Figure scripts
start
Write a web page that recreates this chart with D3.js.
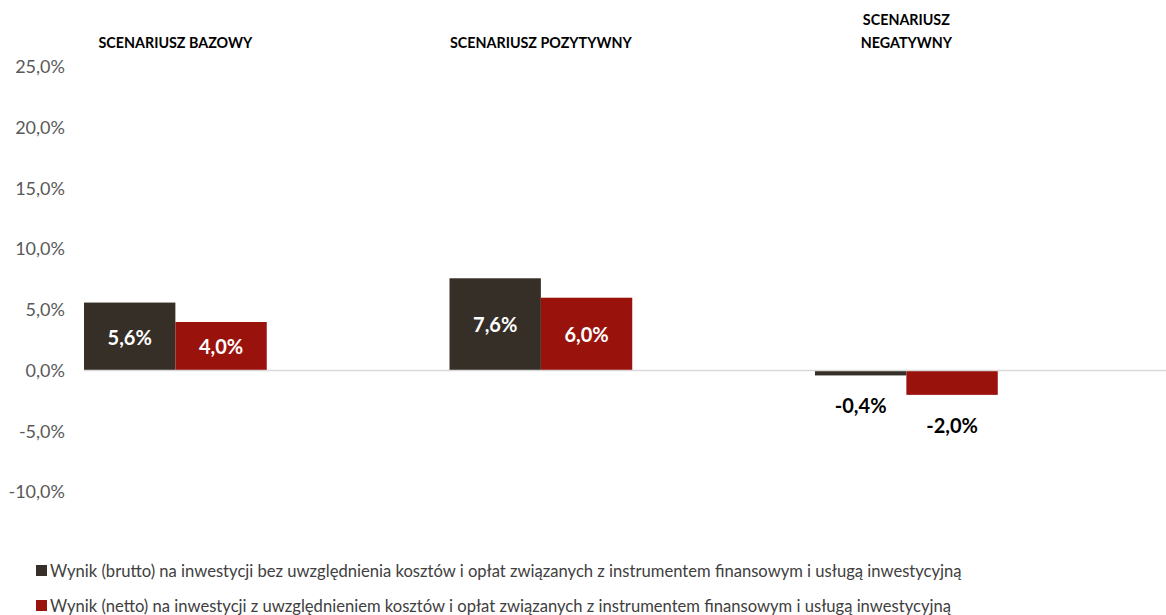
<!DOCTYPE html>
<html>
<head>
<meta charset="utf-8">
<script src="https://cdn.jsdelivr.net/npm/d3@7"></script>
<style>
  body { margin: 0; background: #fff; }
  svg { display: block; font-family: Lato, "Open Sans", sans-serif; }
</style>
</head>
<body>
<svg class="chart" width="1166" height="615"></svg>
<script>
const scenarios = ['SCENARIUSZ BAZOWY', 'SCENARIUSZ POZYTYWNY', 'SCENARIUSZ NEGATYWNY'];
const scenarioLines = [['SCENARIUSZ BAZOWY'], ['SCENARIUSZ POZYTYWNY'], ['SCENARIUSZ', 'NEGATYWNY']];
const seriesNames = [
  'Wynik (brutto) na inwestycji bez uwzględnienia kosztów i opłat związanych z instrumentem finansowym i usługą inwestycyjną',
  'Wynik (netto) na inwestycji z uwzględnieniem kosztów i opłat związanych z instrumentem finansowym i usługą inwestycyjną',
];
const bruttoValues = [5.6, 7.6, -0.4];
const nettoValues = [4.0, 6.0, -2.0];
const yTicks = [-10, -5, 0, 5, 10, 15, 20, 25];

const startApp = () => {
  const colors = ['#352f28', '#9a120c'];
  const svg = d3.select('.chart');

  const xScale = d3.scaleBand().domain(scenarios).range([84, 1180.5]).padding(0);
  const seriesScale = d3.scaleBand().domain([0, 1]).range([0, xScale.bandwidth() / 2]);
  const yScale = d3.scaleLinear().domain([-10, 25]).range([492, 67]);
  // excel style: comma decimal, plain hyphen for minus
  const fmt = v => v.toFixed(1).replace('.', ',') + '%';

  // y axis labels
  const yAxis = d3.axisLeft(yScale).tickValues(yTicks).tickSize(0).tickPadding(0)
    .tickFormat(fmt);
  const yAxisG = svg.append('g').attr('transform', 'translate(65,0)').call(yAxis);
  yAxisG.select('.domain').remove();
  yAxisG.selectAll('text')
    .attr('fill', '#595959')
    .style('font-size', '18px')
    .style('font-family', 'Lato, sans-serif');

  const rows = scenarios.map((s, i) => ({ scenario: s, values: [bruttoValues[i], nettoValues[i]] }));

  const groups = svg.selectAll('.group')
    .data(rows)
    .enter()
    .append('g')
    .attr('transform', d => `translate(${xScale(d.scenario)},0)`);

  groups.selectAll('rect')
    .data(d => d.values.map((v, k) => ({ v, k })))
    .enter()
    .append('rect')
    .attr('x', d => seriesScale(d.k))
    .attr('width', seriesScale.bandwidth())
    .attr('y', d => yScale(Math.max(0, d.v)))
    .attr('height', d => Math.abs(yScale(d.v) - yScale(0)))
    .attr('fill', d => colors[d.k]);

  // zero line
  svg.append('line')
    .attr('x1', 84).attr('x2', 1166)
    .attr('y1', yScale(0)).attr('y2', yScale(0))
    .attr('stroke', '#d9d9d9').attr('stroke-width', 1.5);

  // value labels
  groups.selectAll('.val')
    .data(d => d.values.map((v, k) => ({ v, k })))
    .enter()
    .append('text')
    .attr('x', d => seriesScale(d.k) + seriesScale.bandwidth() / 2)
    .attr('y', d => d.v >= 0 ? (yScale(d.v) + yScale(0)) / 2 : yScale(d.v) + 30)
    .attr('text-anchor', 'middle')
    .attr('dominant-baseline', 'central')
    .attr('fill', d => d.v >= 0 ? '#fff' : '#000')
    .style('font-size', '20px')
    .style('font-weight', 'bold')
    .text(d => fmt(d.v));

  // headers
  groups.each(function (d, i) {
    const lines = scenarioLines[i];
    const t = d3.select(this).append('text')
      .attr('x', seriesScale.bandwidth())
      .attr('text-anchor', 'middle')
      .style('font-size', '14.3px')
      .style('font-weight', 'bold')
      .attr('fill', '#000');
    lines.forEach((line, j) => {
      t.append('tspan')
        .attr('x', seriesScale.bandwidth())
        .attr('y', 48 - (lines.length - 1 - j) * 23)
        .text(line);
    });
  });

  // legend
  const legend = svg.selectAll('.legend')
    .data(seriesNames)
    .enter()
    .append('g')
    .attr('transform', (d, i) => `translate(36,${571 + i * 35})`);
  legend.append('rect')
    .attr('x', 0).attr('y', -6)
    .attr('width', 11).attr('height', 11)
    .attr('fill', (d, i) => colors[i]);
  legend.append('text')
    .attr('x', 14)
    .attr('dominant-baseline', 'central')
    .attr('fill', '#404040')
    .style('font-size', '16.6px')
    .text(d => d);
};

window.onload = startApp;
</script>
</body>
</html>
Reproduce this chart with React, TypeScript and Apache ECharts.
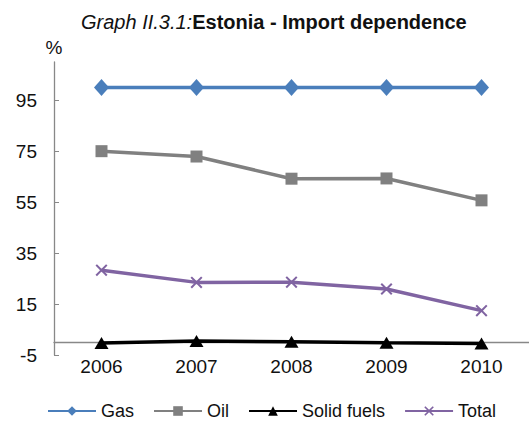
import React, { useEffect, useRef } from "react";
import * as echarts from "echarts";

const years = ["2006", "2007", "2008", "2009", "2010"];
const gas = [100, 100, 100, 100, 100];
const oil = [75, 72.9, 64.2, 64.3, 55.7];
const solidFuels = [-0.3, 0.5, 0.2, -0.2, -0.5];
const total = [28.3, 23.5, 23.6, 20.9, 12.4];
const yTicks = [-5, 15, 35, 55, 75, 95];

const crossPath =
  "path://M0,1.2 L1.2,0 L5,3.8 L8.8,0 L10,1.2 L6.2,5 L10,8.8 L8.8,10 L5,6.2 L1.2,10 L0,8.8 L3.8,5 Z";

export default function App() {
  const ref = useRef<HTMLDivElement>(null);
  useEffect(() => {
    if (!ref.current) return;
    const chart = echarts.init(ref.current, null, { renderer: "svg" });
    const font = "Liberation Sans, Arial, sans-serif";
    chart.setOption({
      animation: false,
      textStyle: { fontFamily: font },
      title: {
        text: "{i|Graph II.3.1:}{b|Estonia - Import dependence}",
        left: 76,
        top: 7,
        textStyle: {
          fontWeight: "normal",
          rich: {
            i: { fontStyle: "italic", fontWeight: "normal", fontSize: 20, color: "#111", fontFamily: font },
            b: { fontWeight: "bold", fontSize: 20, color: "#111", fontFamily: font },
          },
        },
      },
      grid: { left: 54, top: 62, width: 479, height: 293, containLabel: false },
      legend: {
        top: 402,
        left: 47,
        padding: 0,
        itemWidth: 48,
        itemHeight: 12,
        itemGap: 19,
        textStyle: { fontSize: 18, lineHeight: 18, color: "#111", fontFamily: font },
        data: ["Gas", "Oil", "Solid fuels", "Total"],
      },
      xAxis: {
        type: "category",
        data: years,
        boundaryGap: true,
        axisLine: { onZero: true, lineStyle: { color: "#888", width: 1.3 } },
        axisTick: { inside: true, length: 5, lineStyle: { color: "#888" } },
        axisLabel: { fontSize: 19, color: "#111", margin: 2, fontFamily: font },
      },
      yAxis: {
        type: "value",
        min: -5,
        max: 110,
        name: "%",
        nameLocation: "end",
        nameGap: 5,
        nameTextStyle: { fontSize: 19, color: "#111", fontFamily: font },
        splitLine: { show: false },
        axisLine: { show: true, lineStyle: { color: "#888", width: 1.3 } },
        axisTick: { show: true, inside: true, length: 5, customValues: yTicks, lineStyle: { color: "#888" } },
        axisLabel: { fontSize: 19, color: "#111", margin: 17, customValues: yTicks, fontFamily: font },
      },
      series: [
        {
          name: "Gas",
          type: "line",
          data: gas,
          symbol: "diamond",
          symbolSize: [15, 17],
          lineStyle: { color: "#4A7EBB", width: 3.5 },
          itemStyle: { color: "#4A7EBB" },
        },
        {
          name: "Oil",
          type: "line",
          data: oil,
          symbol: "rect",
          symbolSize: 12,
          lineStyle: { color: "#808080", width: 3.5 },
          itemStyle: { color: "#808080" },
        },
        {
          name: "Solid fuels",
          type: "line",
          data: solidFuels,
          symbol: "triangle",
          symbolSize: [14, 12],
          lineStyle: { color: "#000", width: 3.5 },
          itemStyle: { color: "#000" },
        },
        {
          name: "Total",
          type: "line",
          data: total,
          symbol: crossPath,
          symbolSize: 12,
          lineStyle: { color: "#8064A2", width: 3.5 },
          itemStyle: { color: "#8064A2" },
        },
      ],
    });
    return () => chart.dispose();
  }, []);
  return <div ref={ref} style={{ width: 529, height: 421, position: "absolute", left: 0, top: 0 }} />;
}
end
**Work to be completed:**
How many lines in these entries hold the string "this"? Answer with the number alone.

**Written solution:**
3